-- Aim of the task --
Quote the entries word for word. Omit the pictures.

(Collection entries)
::::::::::

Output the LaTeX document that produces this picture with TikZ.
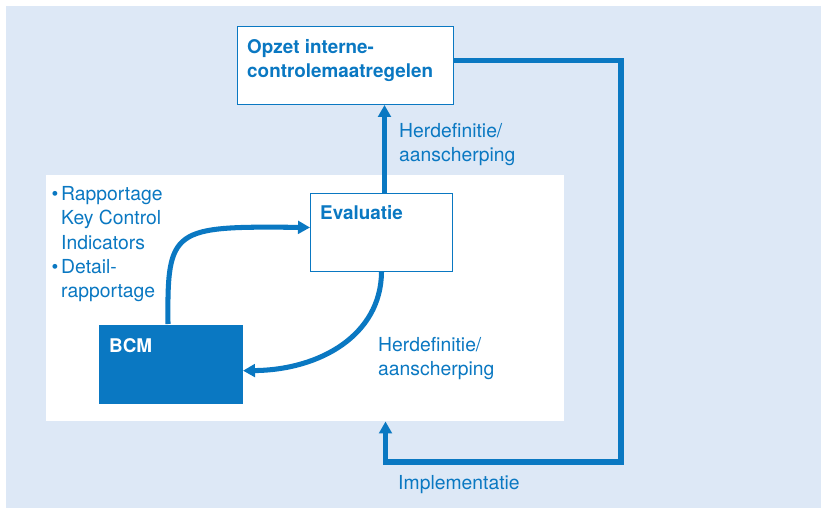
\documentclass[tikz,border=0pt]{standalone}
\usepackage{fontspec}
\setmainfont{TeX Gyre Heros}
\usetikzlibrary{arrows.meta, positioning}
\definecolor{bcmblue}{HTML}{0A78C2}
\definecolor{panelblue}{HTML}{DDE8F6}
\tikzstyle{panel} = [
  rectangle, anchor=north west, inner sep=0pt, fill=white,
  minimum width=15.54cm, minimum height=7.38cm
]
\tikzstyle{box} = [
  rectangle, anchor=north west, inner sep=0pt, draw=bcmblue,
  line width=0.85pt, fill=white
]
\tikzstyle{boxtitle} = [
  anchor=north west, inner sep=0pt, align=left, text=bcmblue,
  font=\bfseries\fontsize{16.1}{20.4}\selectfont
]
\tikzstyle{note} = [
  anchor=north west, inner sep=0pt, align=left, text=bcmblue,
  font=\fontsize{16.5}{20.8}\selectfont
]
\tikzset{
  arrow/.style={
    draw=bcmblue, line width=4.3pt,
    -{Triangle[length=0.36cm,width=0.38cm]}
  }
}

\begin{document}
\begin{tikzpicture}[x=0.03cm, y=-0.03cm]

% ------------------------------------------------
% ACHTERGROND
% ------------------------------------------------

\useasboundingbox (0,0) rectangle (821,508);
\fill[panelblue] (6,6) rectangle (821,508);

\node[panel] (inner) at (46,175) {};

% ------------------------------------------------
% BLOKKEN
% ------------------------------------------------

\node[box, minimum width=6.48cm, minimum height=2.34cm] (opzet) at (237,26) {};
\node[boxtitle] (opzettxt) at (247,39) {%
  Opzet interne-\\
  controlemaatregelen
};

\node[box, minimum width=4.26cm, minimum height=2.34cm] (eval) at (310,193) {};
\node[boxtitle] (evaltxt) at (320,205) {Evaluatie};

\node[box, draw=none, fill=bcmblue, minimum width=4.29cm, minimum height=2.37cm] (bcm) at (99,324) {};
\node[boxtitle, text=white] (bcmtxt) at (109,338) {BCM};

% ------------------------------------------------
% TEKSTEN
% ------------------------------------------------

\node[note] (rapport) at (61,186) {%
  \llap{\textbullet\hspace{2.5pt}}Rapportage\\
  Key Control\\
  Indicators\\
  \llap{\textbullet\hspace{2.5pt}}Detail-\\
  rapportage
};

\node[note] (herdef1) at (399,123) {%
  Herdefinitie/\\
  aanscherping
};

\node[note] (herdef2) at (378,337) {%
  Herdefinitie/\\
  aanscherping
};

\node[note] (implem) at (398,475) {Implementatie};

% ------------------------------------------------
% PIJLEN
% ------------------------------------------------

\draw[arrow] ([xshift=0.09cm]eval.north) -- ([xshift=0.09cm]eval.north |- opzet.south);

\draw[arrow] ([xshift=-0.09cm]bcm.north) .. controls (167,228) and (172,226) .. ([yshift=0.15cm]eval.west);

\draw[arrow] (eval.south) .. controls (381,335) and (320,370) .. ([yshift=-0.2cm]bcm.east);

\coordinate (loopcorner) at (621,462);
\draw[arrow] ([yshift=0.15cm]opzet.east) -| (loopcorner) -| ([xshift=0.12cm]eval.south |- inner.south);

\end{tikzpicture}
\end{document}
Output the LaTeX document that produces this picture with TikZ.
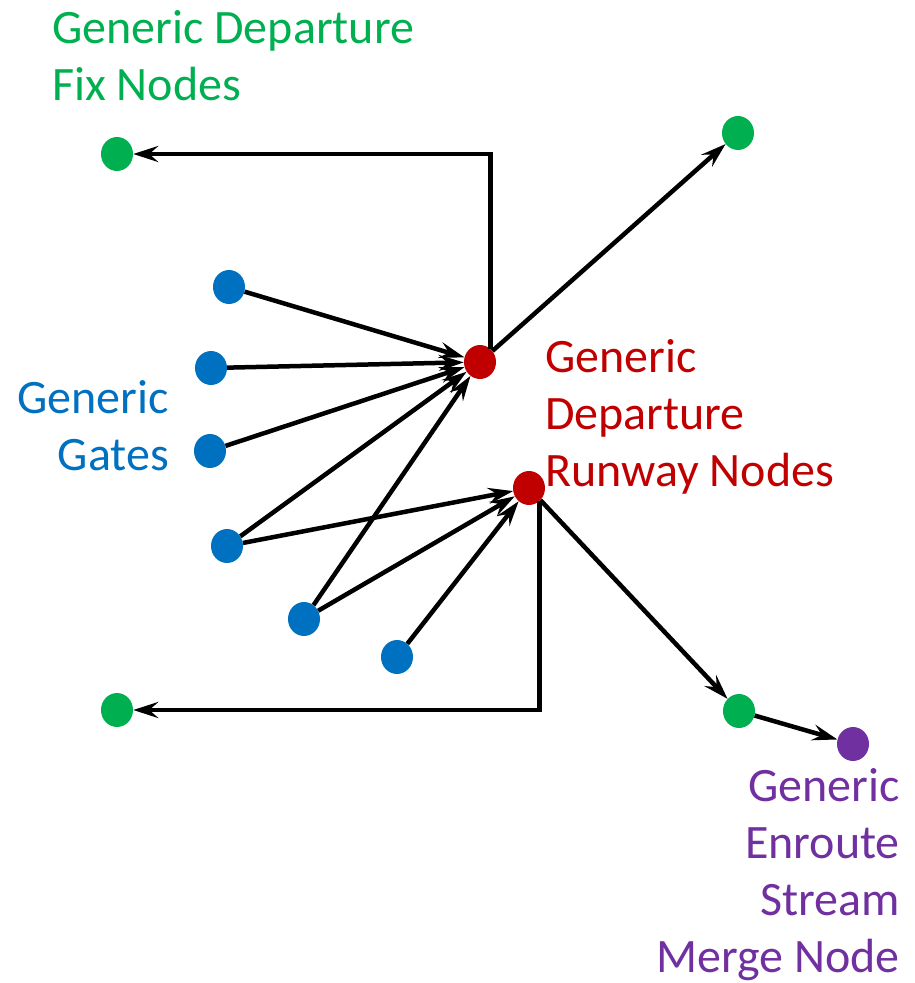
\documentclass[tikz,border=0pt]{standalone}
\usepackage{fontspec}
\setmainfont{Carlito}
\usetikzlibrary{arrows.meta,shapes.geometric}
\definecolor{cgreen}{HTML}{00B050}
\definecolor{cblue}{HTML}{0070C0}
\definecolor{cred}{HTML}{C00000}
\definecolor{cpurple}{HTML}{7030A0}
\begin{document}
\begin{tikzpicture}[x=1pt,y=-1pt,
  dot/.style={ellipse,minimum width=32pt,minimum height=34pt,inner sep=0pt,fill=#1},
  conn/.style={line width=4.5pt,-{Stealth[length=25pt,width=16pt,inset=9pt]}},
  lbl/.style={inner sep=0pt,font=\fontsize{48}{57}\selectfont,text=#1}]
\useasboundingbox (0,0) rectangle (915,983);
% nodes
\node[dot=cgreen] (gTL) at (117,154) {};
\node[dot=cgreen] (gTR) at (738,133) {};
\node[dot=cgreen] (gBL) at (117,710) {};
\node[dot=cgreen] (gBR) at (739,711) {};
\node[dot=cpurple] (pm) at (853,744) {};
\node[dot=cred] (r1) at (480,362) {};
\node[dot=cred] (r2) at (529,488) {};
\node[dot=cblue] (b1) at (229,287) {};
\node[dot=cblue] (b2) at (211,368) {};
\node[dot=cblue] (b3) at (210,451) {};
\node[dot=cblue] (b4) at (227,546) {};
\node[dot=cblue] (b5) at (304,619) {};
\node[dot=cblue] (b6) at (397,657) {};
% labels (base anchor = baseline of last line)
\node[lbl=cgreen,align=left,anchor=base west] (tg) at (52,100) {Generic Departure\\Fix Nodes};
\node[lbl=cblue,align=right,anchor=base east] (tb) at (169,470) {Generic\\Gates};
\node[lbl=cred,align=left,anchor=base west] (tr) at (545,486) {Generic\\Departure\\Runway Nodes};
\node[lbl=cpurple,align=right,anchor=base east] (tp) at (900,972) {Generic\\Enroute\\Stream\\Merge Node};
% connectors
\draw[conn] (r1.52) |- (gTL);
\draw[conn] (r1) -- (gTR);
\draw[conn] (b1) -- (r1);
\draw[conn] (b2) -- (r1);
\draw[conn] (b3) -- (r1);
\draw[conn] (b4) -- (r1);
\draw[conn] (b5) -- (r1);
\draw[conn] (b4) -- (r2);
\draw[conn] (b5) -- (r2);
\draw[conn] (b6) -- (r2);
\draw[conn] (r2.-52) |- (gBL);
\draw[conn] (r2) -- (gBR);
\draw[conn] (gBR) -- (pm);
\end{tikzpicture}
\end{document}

::::::::::

-- Output of the task --
Output the LaTeX document that produces this picture with TikZ.
\documentclass[tikz,border=0pt]{standalone}
\usepackage{fontspec}
\setmainfont{TeX Gyre Heros}
\usetikzlibrary{arrows.meta, positioning}
\definecolor{bcmblue}{HTML}{0A78C2}
\definecolor{panelblue}{HTML}{DDE8F6}
\tikzstyle{panel} = [
  rectangle, anchor=north west, inner sep=0pt, fill=white,
  minimum width=15.54cm, minimum height=7.38cm
]
\tikzstyle{box} = [
  rectangle, anchor=north west, inner sep=0pt, draw=bcmblue,
  line width=0.85pt, fill=white
]
\tikzstyle{boxtitle} = [
  anchor=north west, inner sep=0pt, align=left, text=bcmblue,
  font=\bfseries\fontsize{16.1}{20.4}\selectfont
]
\tikzstyle{note} = [
  anchor=north west, inner sep=0pt, align=left, text=bcmblue,
  font=\fontsize{16.5}{20.8}\selectfont
]
\tikzset{
  arrow/.style={
    draw=bcmblue, line width=4.3pt,
    -{Triangle[length=0.36cm,width=0.38cm]}
  }
}

\begin{document}
\begin{tikzpicture}[x=0.03cm, y=-0.03cm]

% ------------------------------------------------
% ACHTERGROND
% ------------------------------------------------

\useasboundingbox (0,0) rectangle (821,508);
\fill[panelblue] (6,6) rectangle (821,508);

\node[panel] (inner) at (46,175) {};

% ------------------------------------------------
% BLOKKEN
% ------------------------------------------------

\node[box, minimum width=6.48cm, minimum height=2.34cm] (opzet) at (237,26) {};
\node[boxtitle] (opzettxt) at (247,39) {%
  Opzet interne-\\
  controlemaatregelen
};

\node[box, minimum width=4.26cm, minimum height=2.34cm] (eval) at (310,193) {};
\node[boxtitle] (evaltxt) at (320,205) {Evaluatie};

\node[box, draw=none, fill=bcmblue, minimum width=4.29cm, minimum height=2.37cm] (bcm) at (99,324) {};
\node[boxtitle, text=white] (bcmtxt) at (109,338) {BCM};

% ------------------------------------------------
% TEKSTEN
% ------------------------------------------------

\node[note] (rapport) at (61,186) {%
  \llap{\textbullet\hspace{2.5pt}}Rapportage\\
  Key Control\\
  Indicators\\
  \llap{\textbullet\hspace{2.5pt}}Detail-\\
  rapportage
};

\node[note] (herdef1) at (399,123) {%
  Herdefinitie/\\
  aanscherping
};

\node[note] (herdef2) at (378,337) {%
  Herdefinitie/\\
  aanscherping
};

\node[note] (implem) at (398,475) {Implementatie};

% ------------------------------------------------
% PIJLEN
% ------------------------------------------------

\draw[arrow] ([xshift=0.09cm]eval.north) -- ([xshift=0.09cm]eval.north |- opzet.south);

\draw[arrow] ([xshift=-0.09cm]bcm.north) .. controls (167,228) and (172,226) .. ([yshift=0.15cm]eval.west);

\draw[arrow] (eval.south) .. controls (381,335) and (320,370) .. ([yshift=-0.2cm]bcm.east);

\coordinate (loopcorner) at (621,462);
\draw[arrow] ([yshift=0.15cm]opzet.east) -| (loopcorner) -| ([xshift=0.12cm]eval.south |- inner.south);

\end{tikzpicture}
\end{document}
Output the LaTeX document that produces this picture with TikZ.
\documentclass[tikz,border=0pt]{standalone}
\usepackage{fontspec}
\setmainfont{Carlito}
\usetikzlibrary{arrows.meta,shapes.geometric}
\definecolor{cgreen}{HTML}{00B050}
\definecolor{cblue}{HTML}{0070C0}
\definecolor{cred}{HTML}{C00000}
\definecolor{cpurple}{HTML}{7030A0}
\begin{document}
\begin{tikzpicture}[x=1pt,y=-1pt,
  dot/.style={ellipse,minimum width=32pt,minimum height=34pt,inner sep=0pt,fill=#1},
  conn/.style={line width=4.5pt,-{Stealth[length=25pt,width=16pt,inset=9pt]}},
  lbl/.style={inner sep=0pt,font=\fontsize{48}{57}\selectfont,text=#1}]
\useasboundingbox (0,0) rectangle (915,983);
% nodes
\node[dot=cgreen] (gTL) at (117,154) {};
\node[dot=cgreen] (gTR) at (738,133) {};
\node[dot=cgreen] (gBL) at (117,710) {};
\node[dot=cgreen] (gBR) at (739,711) {};
\node[dot=cpurple] (pm) at (853,744) {};
\node[dot=cred] (r1) at (480,362) {};
\node[dot=cred] (r2) at (529,488) {};
\node[dot=cblue] (b1) at (229,287) {};
\node[dot=cblue] (b2) at (211,368) {};
\node[dot=cblue] (b3) at (210,451) {};
\node[dot=cblue] (b4) at (227,546) {};
\node[dot=cblue] (b5) at (304,619) {};
\node[dot=cblue] (b6) at (397,657) {};
% labels (base anchor = baseline of last line)
\node[lbl=cgreen,align=left,anchor=base west] (tg) at (52,100) {Generic Departure\\Fix Nodes};
\node[lbl=cblue,align=right,anchor=base east] (tb) at (169,470) {Generic\\Gates};
\node[lbl=cred,align=left,anchor=base west] (tr) at (545,486) {Generic\\Departure\\Runway Nodes};
\node[lbl=cpurple,align=right,anchor=base east] (tp) at (900,972) {Generic\\Enroute\\Stream\\Merge Node};
% connectors
\draw[conn] (r1.52) |- (gTL);
\draw[conn] (r1) -- (gTR);
\draw[conn] (b1) -- (r1);
\draw[conn] (b2) -- (r1);
\draw[conn] (b3) -- (r1);
\draw[conn] (b4) -- (r1);
\draw[conn] (b5) -- (r1);
\draw[conn] (b4) -- (r2);
\draw[conn] (b5) -- (r2);
\draw[conn] (b6) -- (r2);
\draw[conn] (r2.-52) |- (gBL);
\draw[conn] (r2) -- (gBR);
\draw[conn] (gBR) -- (pm);
\end{tikzpicture}
\end{document}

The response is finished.